Discord Marketing for Game Launches
What this page covers
Discord Marketing for Game Launches
Use this playbook-style page to plan how Discord can support your next game launch. It focuses on community-driven marketing and player activation, not on detailed server setup or technical implementation.
Use these ideas alongside other gaming community marketing playbooks to position Discord as one of several channels for building, engaging, and mobilizing a player community around launch.
In brief
- Make Discord the real-time hub for your launch. Centralize announcements, patch notes, dev updates, and key links so players feel close to the team and have a clear place to return to.
- Create launch-specific programs such as beta access, role-gated channels, AMAs, and live events that reward early supporters and turn your most engaged players into advocates.
- Track impact beyond vanity metrics. Monitor retention, event participation, and how Discord activity lines up with wishlists, preorders, and playtime to understand its real role in your launch.
What to do
Treat Discord as the living home of your launch campaign, not just another broadcast channel.

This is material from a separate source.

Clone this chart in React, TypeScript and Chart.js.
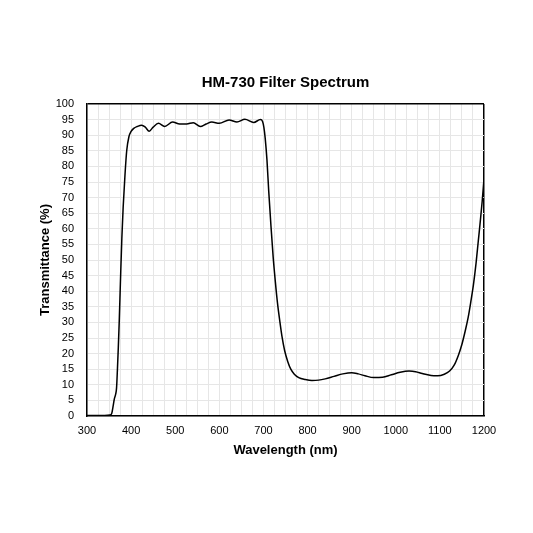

Decide what role the server plays in your go-to-market plan: a space for core fans, playtesters, creators, or the wider player base. That decision should guide your channel layout, role structure, moderation rules, and how you connect Discord to other marketing efforts.
Before launch, use Discord to recruit and nurture your earliest supporters. Run small playtest or feedback groups, share behind-the-scenes updates, and give contributors visible recognition through roles, badges, or shoutouts. This builds a sense of ownership and gives you a reliable group to test messaging, events, onboarding flows, and content formats before you scale them.
As you approach launch, shift into activation mode with a clear content and events calendar. Plan timed announcement drops, Q&A sessions with developers, watch parties for trailers, and in-server contests tied to wishlists or preorders. Keep information easy to find with pinned posts, announcement channels, and simple rules so new members quickly understand where to go and what to do next.
What to keep in mind
Discord delivers the most value when it supports a clear community strategy, not when it is treated as a checkbox in a channel list. If you cannot commit to consistent moderation, updates, and event planning, a large public server can create confusion and frustration instead of loyalty.
A launch-focused Discord presence should complement, not replace, other marketing channels. You still need reach from platforms like Steam, console storefronts, social media, and creator partnerships. Discord is strongest at deepening relationships and driving engagement among people who already care about your game.
The size and complexity of your server should match your team’s capacity and your audience. Small studios may benefit from a tightly scoped server with a few high-signal channels, while larger publishers can support regional servers, language-specific spaces, and more elaborate event programming when they have the staff to manage it.